Buku Harian Baxy 2020 - Menuju Payek
22 Mei
2014
"Karena aku bukan Arjuna, aku baik hati seperti Yudhistira dan
bodoh seperti Bima," setengah tertawa menjawab pertanyaan yang diajukan
suamiku, "enggak, enggak Mas. Karena yang aku liat itu dasarnya manusia.
Pan udah sering aku bilang, tiap anak yang dilahirin itu ibarat selembar kertas
yang putih bersih. Kenapa aku berani maju? Karena aku yakin sama Sampean, kita
belajar melangit sama-sama, Mas. Apa yang lagi kita alamin sekarang, anggep aja
itu cara Allah ngajarin kita untuk tetap membumi, kalo-kalo suatu hari nanti
Sampean beneran di Qodar jadi kaisar bunga, eaa …. Hayu' ah, sholat."

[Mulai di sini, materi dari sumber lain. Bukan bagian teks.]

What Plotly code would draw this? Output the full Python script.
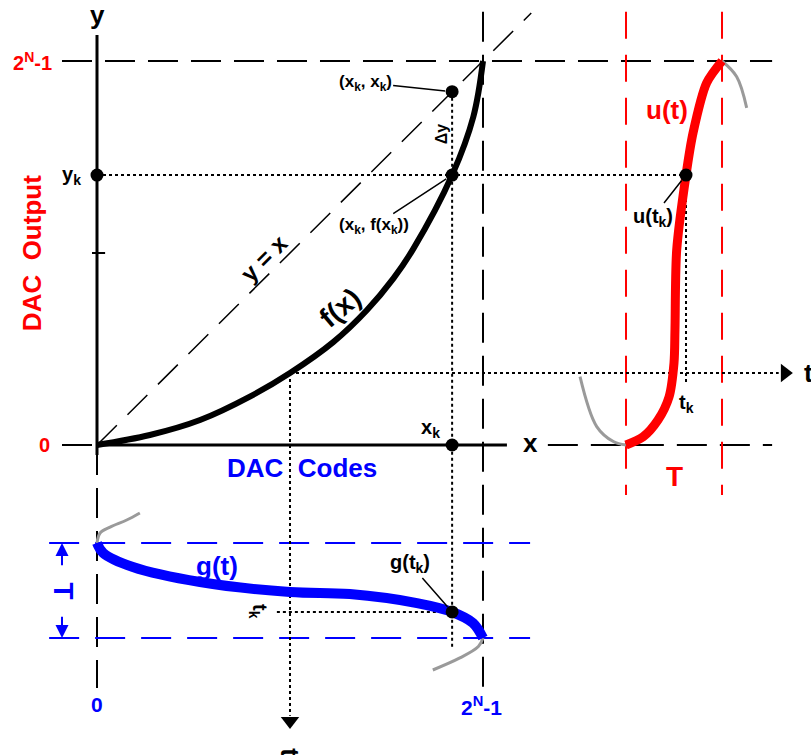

Sebuah kesalahan bagi yang mengaku menjadi pengikut Nabi Muhammad,
jika hanya sibuk mencari kepahaman agama hanya untuk dirinya sendiri. Seperti sengaja
menebar benih kesombongan dalam diri, jika berani merasa diri sudah yang paling
benar. Sengaja memandang sebelah mata pada orang-orang yang dirasa belum
sejalan atau tak sederajat ilmunya dengan yang ia miliki.

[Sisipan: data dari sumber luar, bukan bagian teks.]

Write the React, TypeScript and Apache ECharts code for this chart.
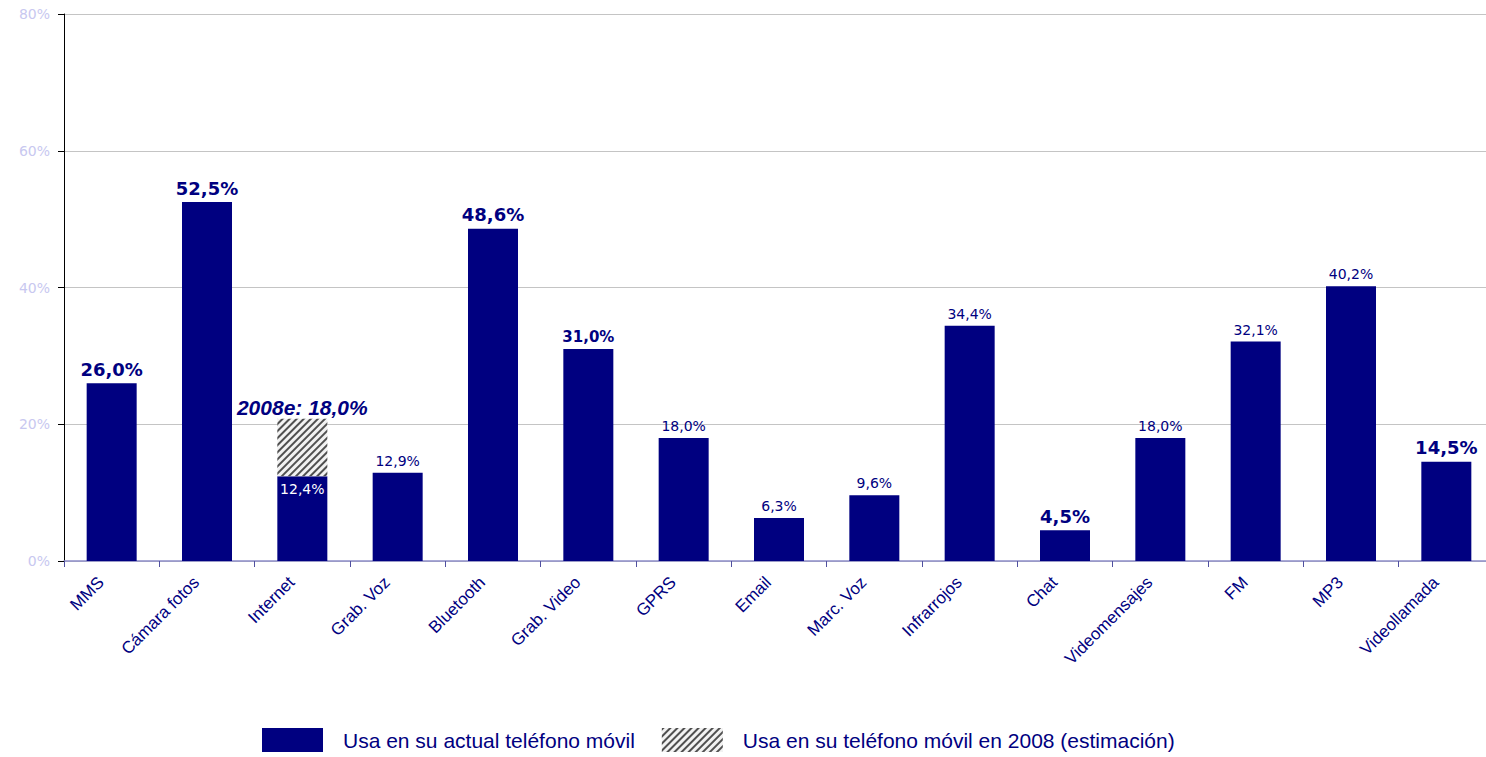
import React, { useEffect, useRef } from "react";
import * as echarts from "echarts";

const categories = [
  "MMS", "Cámara fotos", "Internet", "Grab. Voz", "Bluetooth", "Grab. Video", "GPRS",
  "Email", "Marc. Voz", "Infrarrojos", "Chat", "Videomensajes", "FM", "MP3", "Videollamada",
];
const currentUse = [26.0, 52.5, 12.4, 12.9, 48.6, 31.0, 18.0, 6.3, 9.6, 34.4, 4.5, 18.0, 32.1, 40.2, 14.5];
// hatched 2008 estimate segment stacked on top of the current value (drawn height)
const estimate2008Segment = [null, null, 8.4, null, null, null, null, null, null, null, null, null, null, null, null];
const estimate2008Label = 18.0;
const yTicks = [0, 20, 40, 60, 80];
const seriesNames = ["Usa en su actual teléfono móvil", "Usa en su teléfono móvil en 2008 (estimación)"];

const boldLarge = ["MMS", "Cámara fotos", "Bluetooth", "Chat", "Videollamada"];
const boldSmall = ["Grab. Video"];
const insideWhite = ["Internet"];

const NAVY = "#000080";
const fmt = (v: number) => v.toFixed(1).replace(".", ",") + "%";

export default function App() {
  const ref = useRef<HTMLDivElement>(null);
  useEffect(() => {
    if (!ref.current) return;
    const chart = echarts.init(ref.current, null, { renderer: "svg" });
    const decal = {
      symbol: "rect",
      symbolSize: 1,
      dashArrayX: [1, 0],
      dashArrayY: [1.6, 2.2],
      rotation: -Math.PI / 4,
      color: "#505050",
      backgroundColor: "#f2f2f2",
    };
    const mainData = currentUse.map((v, i) => {
      const name = categories[i];
      let label: any = {
        show: true,
        position: "top",
        distance: 5,
        color: NAVY,
        fontFamily: "DejaVu Sans",
        fontSize: 14,
        fontWeight: "normal",
        formatter: () => fmt(v),
      };
      if (boldLarge.includes(name)) label = { ...label, fontSize: 18, fontWeight: "bold" };
      if (boldSmall.includes(name)) label = { ...label, fontSize: 15, fontWeight: "bold" };
      if (insideWhite.includes(name))
        label = { ...label, position: "insideTop", distance: 6, color: "#ffffff", fontSize: 14 };
      return { value: v, label };
    });
    const estData = estimate2008Segment.map((v) =>
      v == null
        ? null
        : {
            value: v,
            label: {
              show: true,
              position: "top",
              distance: 1,
              color: NAVY,
              fontFamily: "Liberation Sans",
              fontSize: 21,
              fontWeight: "bold",
              fontStyle: "italic",
              formatter: () => "2008e: " + fmt(estimate2008Label),
            },
          }
    );
    chart.setOption({
      animation: false,
      backgroundColor: "#ffffff",
      grid: { left: 64, right: 2, top: 14, bottom: 196, containLabel: false },
      legend: {
        left: 262,
        top: 728,
        padding: 0,
        itemWidth: 61,
        itemHeight: 24,
        itemGap: 27,
        icon: "rect",
        textStyle: {
          color: NAVY,
          fontFamily: "Liberation Sans",
          fontSize: 21,
          padding: [0, 0, 0, 15],
        },
        data: seriesNames,
      },
      xAxis: {
        type: "category",
        data: categories,
        axisLine: { lineStyle: { color: "#8c8cc8", width: 1.5 } },
        axisTick: { show: true, length: 6, lineStyle: { color: "#5050a0" } },
        axisLabel: {
          rotate: 45,
          margin: 8,
          interval: 0,
          color: NAVY,
          fontFamily: "Liberation Sans",
          fontSize: 17,
          padding: [0, 15, 0, 0],
        },
      },
      yAxis: {
        type: "value",
        min: yTicks[0],
        max: yTicks[yTicks.length - 1],
        interval: yTicks[1] - yTicks[0],
        axisLine: { show: true, lineStyle: { color: "#000000", width: 1 } },
        axisTick: { show: true, length: 6, lineStyle: { color: "#000000" } },
        axisLabel: {
          color: "#c8c8f0",
          fontFamily: "DejaVu Sans",
          fontSize: 14,
          margin: 14,
          formatter: "{value}%",
        },
        splitLine: { lineStyle: { color: "#c4c4c4", width: 1 } },
      },
      series: [
        {
          name: seriesNames[0],
          type: "bar",
          stack: "a",
          barWidth: 50,
          itemStyle: { color: NAVY },
          data: mainData,
        },
        {
          name: seriesNames[1],
          type: "bar",
          stack: "a",
          barWidth: 50,
          itemStyle: { color: "#f2f2f2", decal },
          data: estData,
        },
      ],
    });
    return () => chart.dispose();
  }, []);
  return (
    <div
      style={{
        position: "absolute",
        left: 0,
        top: 0,
        width: 1486,
        height: 757,
        overflow: "hidden",
        background: "#ffffff",
      }}
    >
      <div ref={ref} style={{ width: 1496, height: 757 }} />
    </div>
  );
}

Pemuda lembah Gunungsari, teman kecil saat duduk di bangku sekolah
dasar ternyata menjadi perantara Tuhan-ku untuk menampar lembut di pipi.
Membantu mengingatkan, ternyata aku tengah terbelit salah dan mulai belajar
mengenakan baju kebesaran Azazil yang membuatnya terputus dari Rahmat Pencipta-nya.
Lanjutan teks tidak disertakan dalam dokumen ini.